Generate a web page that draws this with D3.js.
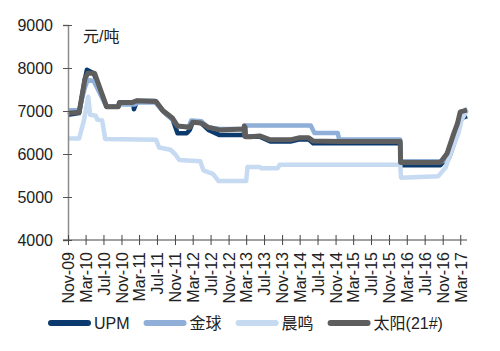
<!DOCTYPE html>
<html>
<head>
<meta charset="utf-8">
<script src="https://cdn.jsdelivr.net/npm/d3@7"></script>
<style>
  body { margin: 0; background: #fff; }
  text { font-family: "Liberation Sans", Arial, "Noto Sans CJK SC", sans-serif; }
</style>
</head>
<body>
<div id="chart"></div>
<script>
const WIDTH = 500;
const HEIGHT = 351;

// tick labels on the x axis (every 4 months)
const xTickLabels = ["Nov-09", "Mar-10", "Jul-10", "Nov-10", "Mar-11", "Jul-11", "Nov-11", "Mar-12",
  "Jul-12", "Nov-12", "Mar-13", "Jul-13", "Nov-13", "Mar-14", "Jul-14", "Nov-14", "Mar-15", "Jul-15",
  "Nov-15", "Mar-16", "Jul-16", "Nov-16", "Mar-17"];
const yTicks = [4000, 5000, 6000, 7000, 8000, 9000];

const seriesNames = ["UPM", "金球", "晨鸣", "太阳(21#)"];
const seriesColors = ["#0b3a6f", "#8fafd9", "#c6daf2", "#5e5e5e"];

// UPM
const upmDates = ["2009-11-01", "2010-01-16", "2010-02-25", "2010-03-10", "2010-04-25", "2010-07-22",
  "2010-10-10", "2010-10-16", "2011-01-20", "2011-01-25", "2011-02-10", "2011-02-15", "2011-06-19",
  "2011-08-10", "2011-10-16", "2011-11-19", "2012-01-20", "2012-02-10", "2012-03-01", "2012-04-28",
  "2012-06-16", "2012-09-01", "2013-02-13", "2013-02-18", "2013-02-24", "2013-04-01", "2013-06-01",
  "2013-08-13", "2013-12-28", "2014-03-01", "2014-05-01", "2014-06-01", "2016-01-16", "2016-01-19",
  "2016-10-16", "2016-12-10", "2017-01-20", "2017-02-20", "2017-03-15", "2017-04-16"];
const upmValues = [6910, 6950, 7750, 7960, 7880, 7100,
  7100, 7200, 7200, 7040, 7200, 7230, 7230,
  7000, 6800, 6480, 6480, 6560, 6740, 6720,
  6560, 6440, 6440, 6650, 6400, 6400, 6400,
  6290, 6290, 6340, 6340, 6250, 6250, 5740,
  5740, 5960, 6400, 6700, 6840, 6880];

// 金球
const jinqiuDates = ["2009-11-01", "2010-01-16", "2010-02-25", "2010-03-16", "2010-04-25", "2010-07-22",
  "2010-10-10", "2010-10-16", "2011-02-01", "2011-02-15", "2011-06-19", "2011-08-10", "2011-10-16",
  "2011-11-19", "2012-02-01", "2012-02-20", "2012-05-01", "2012-06-16", "2012-09-01", "2013-02-13",
  "2013-02-18", "2014-05-16", "2014-06-10", "2014-11-16", "2014-11-25", "2016-01-16", "2016-01-19",
  "2016-11-01", "2016-12-15", "2017-01-25", "2017-02-25", "2017-03-10", "2017-04-16"];
const jinqiuValues = [7020, 7020, 7550, 7720, 7700, 7100,
  7100, 7150, 7150, 7200, 7200, 7000, 6800,
  6650, 6620, 6780, 6760, 6620, 6580, 6580,
  6660, 6660, 6490, 6490, 6340, 6340, 5830,
  5830, 5900, 6300, 6700, 6950, 7050];

// 晨鸣
const chenmingDates = ["2009-11-01", "2010-01-16", "2010-02-19", "2010-03-19", "2010-04-01", "2010-05-10",
  "2010-05-19", "2010-06-22", "2010-07-13", "2011-06-25", "2011-07-16", "2011-10-01", "2011-11-01",
  "2011-12-01", "2012-04-22", "2012-05-13", "2012-07-16", "2012-08-25", "2013-03-01", "2013-03-10",
  "2013-06-01", "2013-06-10", "2013-10-01", "2013-10-16", "2016-01-16", "2016-01-22", "2016-10-01",
  "2016-11-22", "2017-01-01", "2017-02-16", "2017-03-10", "2017-04-16"];
const chenmingValues = [6360, 6360, 6800, 7330, 6910, 6890,
  6800, 6780, 6350, 6330, 6150, 6100, 6000,
  5860, 5830, 5620, 5540, 5370, 5370, 5700,
  5700, 5670, 5670, 5750, 5750, 5450, 5480,
  5690, 6090, 6480, 6790, 7020];

// 太阳(21#)
const taiyangDates = ["2009-11-01", "2010-01-16", "2010-02-25", "2010-03-16", "2010-05-01", "2010-07-22",
  "2010-10-10", "2010-10-20", "2011-01-15", "2011-02-15", "2011-06-25", "2011-08-10", "2011-10-16",
  "2011-11-19", "2012-02-10", "2012-03-01", "2012-04-28", "2012-06-16", "2012-09-01", "2013-02-13",
  "2013-02-16", "2013-02-18", "2013-02-22", "2013-02-24", "2013-04-01", "2013-06-01", "2013-08-13",
  "2013-12-28", "2014-03-01", "2014-05-01", "2014-06-01", "2014-12-01", "2016-01-16", "2016-01-19",
  "2016-10-16", "2016-12-01", "2017-01-16", "2017-02-10", "2017-03-01", "2017-04-16"];
const taiyangValues = [6950, 6970, 7750, 7880, 7880, 7100,
  7100, 7200, 7200, 7240, 7220, 7010, 6830,
  6650, 6620, 6740, 6720, 6620, 6560, 6580,
  6650, 6420, 6620, 6400, 6400, 6420, 6330,
  6330, 6380, 6380, 6300, 6290, 6290, 5800,
  5800, 6010, 6480, 6710, 6980, 7020];

const seriesDates = [upmDates, jinqiuDates, chenmingDates, taiyangDates];
const seriesValues = [upmValues, jinqiuValues, chenmingValues, taiyangValues];

const parseDate = d3.timeParse("%Y-%m-%d");
const parseTick = d3.timeParse("%b-%y");

const svg = d3.select("#chart")
  .append("svg")
  .attr("width", WIDTH)
  .attr("height", HEIGHT);

const x = d3.scaleTime()
  .domain([parseDate("2009-11-01"), parseDate("2017-04-16")])
  .range([68, 467]);

const y = d3.scaleLinear()
  .domain([4000, 9000])
  .range([240, 25]);

// lines
const line = d3.line()
  .x(d => x(d.date))
  .y(d => y(d.value));

seriesNames.forEach((name, i) => {
  const pts = seriesDates[i].map((d, j) => ({ date: parseDate(d), value: seriesValues[i][j] }));
  svg.append("path")
    .datum(pts)
    .attr("fill", "none")
    .attr("stroke", seriesColors[i])
    .attr("stroke-width", i === 3 ? 5 : 4.5)
    .attr("stroke-linejoin", "round")
    .attr("d", line);
});

// y axis
const yAxisG = svg.append("g")
  .attr("transform", "translate(68,0)")
  .call(d3.axisLeft(y).tickValues(yTicks).tickSize(5).tickPadding(10).tickFormat(d3.format("d")));
yAxisG.select(".domain").attr("stroke", "#8c8c8c").attr("stroke-width", 1.5);
yAxisG.selectAll(".tick line").attr("x1", -5).attr("x2", 4).attr("stroke", "#555");
yAxisG.selectAll(".tick text")
  .attr("font-size", "16px")
  .attr("fill", "#222")
  .style("font-family", '"Liberation Sans", Arial, sans-serif');

// x axis
const xAxisG = svg.append("g")
  .attr("transform", "translate(0,240)")
  .call(d3.axisBottom(x)
    .tickValues(xTickLabels.map(parseTick))
    .tickSize(5)
    .tickFormat(d3.timeFormat("%b-%y")));
xAxisG.select(".domain").attr("d", "M63,0H467").attr("stroke", "#444");
xAxisG.selectAll(".tick line").attr("y1", -5).attr("y2", 5).attr("stroke", "#444");
xAxisG.selectAll(".tick text")
  .attr("font-size", "16px")
  .attr("fill", "#222")
  .attr("text-anchor", "end")
  .attr("transform", "rotate(-90)")
  .attr("x", -12)
  .attr("y", 0)
  .attr("dy", "0.36em")
  .style("font-family", '"Liberation Sans", Arial, sans-serif');

// unit label
svg.append("text")
  .attr("x", 83)
  .attr("y", 42)
  .attr("font-size", "16px")
  .attr("fill", "#222")
  .text("元/吨");

// legend
const legend = svg.append("g").attr("transform", "translate(0,323)");
let lx = 48;
seriesNames.forEach((name, i) => {
  legend.append("line")
    .attr("x1", lx + 3).attr("x2", lx + 40)
    .attr("y1", 0).attr("y2", 0)
    .attr("stroke", seriesColors[i])
    .attr("stroke-width", 6)
    .attr("stroke-linecap", "round");
  const t = legend.append("text")
    .attr("x", lx + 46)
    .attr("y", 0)
    .attr("dy", "0.36em")
    .attr("font-size", "16px")
    .attr("fill", "#222")
    .text(name);
  lx += 46 + t.node().getComputedTextLength() + 14;
});
</script>
</body>
</html>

■ **Aim**: Restate only the lines running from the start of the material above through the line containing "const HEIGHT = 351;", ends included. No pictures.

■ **Worked solution**:
Generate a web page that draws this with D3.js.
<!DOCTYPE html>
<html>
<head>
<meta charset="utf-8">
<script src="https://cdn.jsdelivr.net/npm/d3@7"></script>
<style>
  body { margin: 0; background: #fff; }
  text { font-family: "Liberation Sans", Arial, "Noto Sans CJK SC", sans-serif; }
</style>
</head>
<body>
<div id="chart"></div>
<script>
const WIDTH = 500;
const HEIGHT = 351;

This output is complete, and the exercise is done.